---- Record extracts

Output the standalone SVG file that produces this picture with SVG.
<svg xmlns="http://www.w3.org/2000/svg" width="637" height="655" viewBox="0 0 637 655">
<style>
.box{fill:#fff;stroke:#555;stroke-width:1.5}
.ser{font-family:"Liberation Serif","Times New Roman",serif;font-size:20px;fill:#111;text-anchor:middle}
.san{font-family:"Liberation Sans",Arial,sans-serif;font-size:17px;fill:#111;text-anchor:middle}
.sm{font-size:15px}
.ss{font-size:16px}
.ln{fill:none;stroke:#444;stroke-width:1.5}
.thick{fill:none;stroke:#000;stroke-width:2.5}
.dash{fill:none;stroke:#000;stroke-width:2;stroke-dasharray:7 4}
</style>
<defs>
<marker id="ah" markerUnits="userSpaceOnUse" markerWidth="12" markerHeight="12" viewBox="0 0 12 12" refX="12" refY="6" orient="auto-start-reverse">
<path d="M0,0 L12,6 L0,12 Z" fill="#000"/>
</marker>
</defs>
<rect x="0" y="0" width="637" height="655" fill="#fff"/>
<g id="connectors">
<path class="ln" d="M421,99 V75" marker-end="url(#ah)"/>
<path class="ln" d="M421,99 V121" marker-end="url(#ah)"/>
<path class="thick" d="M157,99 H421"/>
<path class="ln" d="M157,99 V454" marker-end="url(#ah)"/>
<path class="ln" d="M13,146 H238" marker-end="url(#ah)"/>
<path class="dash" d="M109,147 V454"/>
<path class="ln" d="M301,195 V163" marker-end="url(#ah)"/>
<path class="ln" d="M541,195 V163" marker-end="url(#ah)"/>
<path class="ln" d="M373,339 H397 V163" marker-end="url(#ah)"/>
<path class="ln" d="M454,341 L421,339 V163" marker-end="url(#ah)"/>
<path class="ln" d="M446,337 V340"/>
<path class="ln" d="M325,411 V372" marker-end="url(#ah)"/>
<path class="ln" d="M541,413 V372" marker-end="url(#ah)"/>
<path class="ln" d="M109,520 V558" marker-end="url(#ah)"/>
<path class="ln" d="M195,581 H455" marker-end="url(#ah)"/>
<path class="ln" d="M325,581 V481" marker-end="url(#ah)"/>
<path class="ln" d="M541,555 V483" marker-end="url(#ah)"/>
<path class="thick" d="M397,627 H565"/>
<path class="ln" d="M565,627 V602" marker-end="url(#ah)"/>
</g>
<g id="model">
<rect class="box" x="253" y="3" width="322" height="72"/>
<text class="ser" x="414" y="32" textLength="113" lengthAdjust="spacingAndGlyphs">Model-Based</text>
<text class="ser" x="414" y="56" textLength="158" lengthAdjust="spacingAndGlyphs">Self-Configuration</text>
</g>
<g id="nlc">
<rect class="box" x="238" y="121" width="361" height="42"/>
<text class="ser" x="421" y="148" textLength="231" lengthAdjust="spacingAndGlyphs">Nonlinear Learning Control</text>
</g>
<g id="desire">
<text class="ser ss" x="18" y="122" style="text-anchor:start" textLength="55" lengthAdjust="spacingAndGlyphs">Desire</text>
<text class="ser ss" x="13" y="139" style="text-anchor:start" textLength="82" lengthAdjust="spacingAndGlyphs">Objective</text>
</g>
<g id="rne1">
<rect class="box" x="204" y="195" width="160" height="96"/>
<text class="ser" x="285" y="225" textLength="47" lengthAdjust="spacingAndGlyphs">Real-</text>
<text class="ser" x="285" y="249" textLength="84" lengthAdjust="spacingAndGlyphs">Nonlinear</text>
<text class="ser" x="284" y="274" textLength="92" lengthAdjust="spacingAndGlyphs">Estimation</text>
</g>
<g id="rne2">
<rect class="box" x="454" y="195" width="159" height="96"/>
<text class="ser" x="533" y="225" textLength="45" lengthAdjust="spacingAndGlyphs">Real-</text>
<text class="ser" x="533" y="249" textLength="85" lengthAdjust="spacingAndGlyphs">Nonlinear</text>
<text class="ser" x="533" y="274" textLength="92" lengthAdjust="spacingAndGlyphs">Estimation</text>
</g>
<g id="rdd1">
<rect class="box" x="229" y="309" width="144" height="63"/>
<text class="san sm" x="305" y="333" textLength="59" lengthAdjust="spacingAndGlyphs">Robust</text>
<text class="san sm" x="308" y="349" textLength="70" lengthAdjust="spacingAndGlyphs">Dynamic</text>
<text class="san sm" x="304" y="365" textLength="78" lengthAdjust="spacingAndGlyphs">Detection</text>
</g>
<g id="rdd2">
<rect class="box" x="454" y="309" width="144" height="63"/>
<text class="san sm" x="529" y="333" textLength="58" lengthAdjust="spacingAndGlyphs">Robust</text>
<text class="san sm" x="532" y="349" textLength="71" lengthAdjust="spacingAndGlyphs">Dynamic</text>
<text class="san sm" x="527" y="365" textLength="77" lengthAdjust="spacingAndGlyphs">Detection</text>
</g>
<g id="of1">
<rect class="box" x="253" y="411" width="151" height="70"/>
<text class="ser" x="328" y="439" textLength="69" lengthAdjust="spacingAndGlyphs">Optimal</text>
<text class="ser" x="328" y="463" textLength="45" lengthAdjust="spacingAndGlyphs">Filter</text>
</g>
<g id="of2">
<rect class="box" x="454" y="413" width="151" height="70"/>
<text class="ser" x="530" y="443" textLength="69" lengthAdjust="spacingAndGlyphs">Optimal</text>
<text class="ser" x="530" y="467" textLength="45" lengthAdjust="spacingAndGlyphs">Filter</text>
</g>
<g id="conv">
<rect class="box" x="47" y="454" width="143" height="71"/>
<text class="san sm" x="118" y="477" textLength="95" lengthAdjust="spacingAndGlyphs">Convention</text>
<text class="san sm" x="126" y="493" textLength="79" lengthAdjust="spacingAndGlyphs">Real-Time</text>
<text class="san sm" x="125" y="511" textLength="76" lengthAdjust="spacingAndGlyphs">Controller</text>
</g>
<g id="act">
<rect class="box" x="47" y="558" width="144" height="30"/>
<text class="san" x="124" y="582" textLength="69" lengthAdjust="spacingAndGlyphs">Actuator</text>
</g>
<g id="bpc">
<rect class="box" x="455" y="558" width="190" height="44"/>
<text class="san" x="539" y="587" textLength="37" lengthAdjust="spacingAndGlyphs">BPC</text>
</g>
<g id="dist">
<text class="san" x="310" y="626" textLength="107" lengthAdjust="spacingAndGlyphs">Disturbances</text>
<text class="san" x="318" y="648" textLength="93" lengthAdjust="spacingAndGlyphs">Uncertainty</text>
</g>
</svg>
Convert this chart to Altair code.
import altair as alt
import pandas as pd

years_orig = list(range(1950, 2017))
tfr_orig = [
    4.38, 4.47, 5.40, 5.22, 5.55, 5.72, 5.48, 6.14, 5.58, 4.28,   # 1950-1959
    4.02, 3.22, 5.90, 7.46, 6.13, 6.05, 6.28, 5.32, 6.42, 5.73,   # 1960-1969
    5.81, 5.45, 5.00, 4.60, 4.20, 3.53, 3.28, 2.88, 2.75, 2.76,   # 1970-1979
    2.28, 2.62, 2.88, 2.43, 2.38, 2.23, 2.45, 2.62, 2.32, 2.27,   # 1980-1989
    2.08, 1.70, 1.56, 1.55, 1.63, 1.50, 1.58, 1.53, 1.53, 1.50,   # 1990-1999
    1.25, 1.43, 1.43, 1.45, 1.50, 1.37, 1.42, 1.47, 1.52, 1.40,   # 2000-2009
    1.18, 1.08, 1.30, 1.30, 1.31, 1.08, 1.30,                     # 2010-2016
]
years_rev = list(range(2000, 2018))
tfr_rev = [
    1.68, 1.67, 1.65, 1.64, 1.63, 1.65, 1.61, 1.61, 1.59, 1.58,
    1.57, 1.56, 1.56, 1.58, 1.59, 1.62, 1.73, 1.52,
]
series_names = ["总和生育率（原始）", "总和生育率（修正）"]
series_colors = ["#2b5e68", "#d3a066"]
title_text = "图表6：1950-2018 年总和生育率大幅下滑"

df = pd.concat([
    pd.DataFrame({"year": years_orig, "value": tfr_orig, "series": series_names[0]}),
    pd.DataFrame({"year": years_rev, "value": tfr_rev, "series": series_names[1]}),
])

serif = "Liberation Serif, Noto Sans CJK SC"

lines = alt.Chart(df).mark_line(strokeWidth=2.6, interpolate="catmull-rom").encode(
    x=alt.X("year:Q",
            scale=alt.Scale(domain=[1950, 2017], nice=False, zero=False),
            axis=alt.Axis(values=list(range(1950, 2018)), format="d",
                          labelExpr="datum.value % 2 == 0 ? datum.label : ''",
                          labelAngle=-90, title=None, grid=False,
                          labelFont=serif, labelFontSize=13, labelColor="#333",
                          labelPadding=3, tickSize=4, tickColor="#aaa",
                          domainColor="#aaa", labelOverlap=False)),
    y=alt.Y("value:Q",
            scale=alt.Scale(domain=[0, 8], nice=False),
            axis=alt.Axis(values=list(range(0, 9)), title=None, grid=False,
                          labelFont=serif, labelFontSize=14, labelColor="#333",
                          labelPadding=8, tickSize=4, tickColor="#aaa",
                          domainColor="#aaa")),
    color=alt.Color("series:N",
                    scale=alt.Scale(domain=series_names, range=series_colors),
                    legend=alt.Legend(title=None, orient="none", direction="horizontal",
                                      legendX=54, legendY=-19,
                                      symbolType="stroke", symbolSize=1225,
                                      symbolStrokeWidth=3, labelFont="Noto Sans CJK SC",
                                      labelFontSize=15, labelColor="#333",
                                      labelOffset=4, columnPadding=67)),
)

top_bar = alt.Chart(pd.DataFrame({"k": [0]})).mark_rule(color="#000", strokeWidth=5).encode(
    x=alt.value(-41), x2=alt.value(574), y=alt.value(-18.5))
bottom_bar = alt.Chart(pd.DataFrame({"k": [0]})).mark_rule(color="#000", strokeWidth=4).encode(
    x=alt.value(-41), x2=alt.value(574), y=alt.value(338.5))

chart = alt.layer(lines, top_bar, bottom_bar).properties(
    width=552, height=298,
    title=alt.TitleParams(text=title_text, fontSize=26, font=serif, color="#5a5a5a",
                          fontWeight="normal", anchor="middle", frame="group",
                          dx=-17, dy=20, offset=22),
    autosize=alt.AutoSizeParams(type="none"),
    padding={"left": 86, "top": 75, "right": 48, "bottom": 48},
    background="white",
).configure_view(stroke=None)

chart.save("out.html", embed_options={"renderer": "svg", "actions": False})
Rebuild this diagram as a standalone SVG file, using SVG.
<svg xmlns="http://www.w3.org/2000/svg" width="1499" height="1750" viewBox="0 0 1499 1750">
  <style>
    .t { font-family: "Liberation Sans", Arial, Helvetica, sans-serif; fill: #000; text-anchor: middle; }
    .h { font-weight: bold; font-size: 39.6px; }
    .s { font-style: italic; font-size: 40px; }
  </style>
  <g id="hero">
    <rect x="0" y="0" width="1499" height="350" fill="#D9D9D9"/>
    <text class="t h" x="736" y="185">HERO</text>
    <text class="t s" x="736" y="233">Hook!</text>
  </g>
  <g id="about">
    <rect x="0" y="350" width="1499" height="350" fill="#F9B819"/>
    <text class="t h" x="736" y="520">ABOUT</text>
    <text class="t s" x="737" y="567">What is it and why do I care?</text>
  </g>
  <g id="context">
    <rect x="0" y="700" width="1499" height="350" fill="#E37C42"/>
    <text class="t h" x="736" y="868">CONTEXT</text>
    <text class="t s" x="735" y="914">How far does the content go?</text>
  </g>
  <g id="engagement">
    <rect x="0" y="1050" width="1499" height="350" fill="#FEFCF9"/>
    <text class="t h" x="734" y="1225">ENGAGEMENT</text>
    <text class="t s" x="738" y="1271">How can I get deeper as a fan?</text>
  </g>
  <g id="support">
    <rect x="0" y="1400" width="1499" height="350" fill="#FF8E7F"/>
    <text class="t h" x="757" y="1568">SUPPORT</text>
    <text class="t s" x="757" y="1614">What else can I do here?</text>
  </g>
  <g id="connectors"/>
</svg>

--------

Task description = Quote, without alteration, the final stretch of the entries: the line with "Rebuild this diagram" onward to the last line.

The reply =
Rebuild this diagram as a standalone SVG file, using SVG.
<svg xmlns="http://www.w3.org/2000/svg" width="1499" height="1750" viewBox="0 0 1499 1750">
  <style>
    .t { font-family: "Liberation Sans", Arial, Helvetica, sans-serif; fill: #000; text-anchor: middle; }
    .h { font-weight: bold; font-size: 39.6px; }
    .s { font-style: italic; font-size: 40px; }
  </style>
  <g id="hero">
    <rect x="0" y="0" width="1499" height="350" fill="#D9D9D9"/>
    <text class="t h" x="736" y="185">HERO</text>
    <text class="t s" x="736" y="233">Hook!</text>
  </g>
  <g id="about">
    <rect x="0" y="350" width="1499" height="350" fill="#F9B819"/>
    <text class="t h" x="736" y="520">ABOUT</text>
    <text class="t s" x="737" y="567">What is it and why do I care?</text>
  </g>
  <g id="context">
    <rect x="0" y="700" width="1499" height="350" fill="#E37C42"/>
    <text class="t h" x="736" y="868">CONTEXT</text>
    <text class="t s" x="735" y="914">How far does the content go?</text>
  </g>
  <g id="engagement">
    <rect x="0" y="1050" width="1499" height="350" fill="#FEFCF9"/>
    <text class="t h" x="734" y="1225">ENGAGEMENT</text>
    <text class="t s" x="738" y="1271">How can I get deeper as a fan?</text>
  </g>
  <g id="support">
    <rect x="0" y="1400" width="1499" height="350" fill="#FF8E7F"/>
    <text class="t h" x="757" y="1568">SUPPORT</text>
    <text class="t s" x="757" y="1614">What else can I do here?</text>
  </g>
  <g id="connectors"/>
</svg>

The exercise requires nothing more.